Transcribe the listing in full, excluding any pictures.

────────

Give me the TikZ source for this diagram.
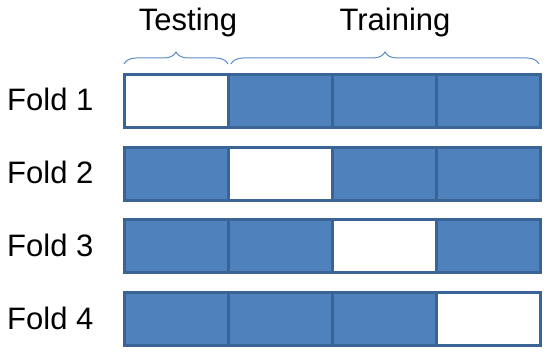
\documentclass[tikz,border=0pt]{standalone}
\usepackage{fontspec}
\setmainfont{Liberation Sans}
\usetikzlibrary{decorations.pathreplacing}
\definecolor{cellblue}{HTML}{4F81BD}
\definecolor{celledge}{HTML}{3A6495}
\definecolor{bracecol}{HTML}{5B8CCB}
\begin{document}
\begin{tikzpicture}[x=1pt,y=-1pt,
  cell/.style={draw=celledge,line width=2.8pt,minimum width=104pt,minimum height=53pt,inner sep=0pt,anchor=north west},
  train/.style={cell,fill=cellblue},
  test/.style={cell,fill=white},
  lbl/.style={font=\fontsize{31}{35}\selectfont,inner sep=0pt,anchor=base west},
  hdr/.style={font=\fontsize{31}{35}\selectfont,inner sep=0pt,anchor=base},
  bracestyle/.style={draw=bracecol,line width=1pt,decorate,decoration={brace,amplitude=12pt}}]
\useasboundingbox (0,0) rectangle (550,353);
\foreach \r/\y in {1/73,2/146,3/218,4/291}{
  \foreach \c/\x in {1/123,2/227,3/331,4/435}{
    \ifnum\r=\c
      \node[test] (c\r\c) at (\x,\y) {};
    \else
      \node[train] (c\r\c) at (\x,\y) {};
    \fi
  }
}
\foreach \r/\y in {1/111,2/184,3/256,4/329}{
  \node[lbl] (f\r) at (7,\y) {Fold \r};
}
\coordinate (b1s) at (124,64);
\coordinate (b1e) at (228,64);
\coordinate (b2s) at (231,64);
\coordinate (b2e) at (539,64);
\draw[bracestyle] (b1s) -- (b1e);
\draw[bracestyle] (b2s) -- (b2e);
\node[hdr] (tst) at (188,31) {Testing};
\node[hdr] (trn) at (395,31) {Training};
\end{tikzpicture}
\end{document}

────────

» REPLY:
Give me the TikZ source for this diagram.
\documentclass[tikz,border=0pt]{standalone}
\usepackage{fontspec}
\setmainfont{Liberation Sans}
\usetikzlibrary{decorations.pathreplacing}
\definecolor{cellblue}{HTML}{4F81BD}
\definecolor{celledge}{HTML}{3A6495}
\definecolor{bracecol}{HTML}{5B8CCB}
\begin{document}
\begin{tikzpicture}[x=1pt,y=-1pt,
  cell/.style={draw=celledge,line width=2.8pt,minimum width=104pt,minimum height=53pt,inner sep=0pt,anchor=north west},
  train/.style={cell,fill=cellblue},
  test/.style={cell,fill=white},
  lbl/.style={font=\fontsize{31}{35}\selectfont,inner sep=0pt,anchor=base west},
  hdr/.style={font=\fontsize{31}{35}\selectfont,inner sep=0pt,anchor=base},
  bracestyle/.style={draw=bracecol,line width=1pt,decorate,decoration={brace,amplitude=12pt}}]
\useasboundingbox (0,0) rectangle (550,353);
\foreach \r/\y in {1/73,2/146,3/218,4/291}{
  \foreach \c/\x in {1/123,2/227,3/331,4/435}{
    \ifnum\r=\c
      \node[test] (c\r\c) at (\x,\y) {};
    \else
      \node[train] (c\r\c) at (\x,\y) {};
    \fi
  }
}
\foreach \r/\y in {1/111,2/184,3/256,4/329}{
  \node[lbl] (f\r) at (7,\y) {Fold \r};
}
\coordinate (b1s) at (124,64);
\coordinate (b1e) at (228,64);
\coordinate (b2s) at (231,64);
\coordinate (b2e) at (539,64);
\draw[bracestyle] (b1s) -- (b1e);
\draw[bracestyle] (b2s) -- (b2e);
\node[hdr] (tst) at (188,31) {Testing};
\node[hdr] (trn) at (395,31) {Training};
\end{tikzpicture}
\end{document}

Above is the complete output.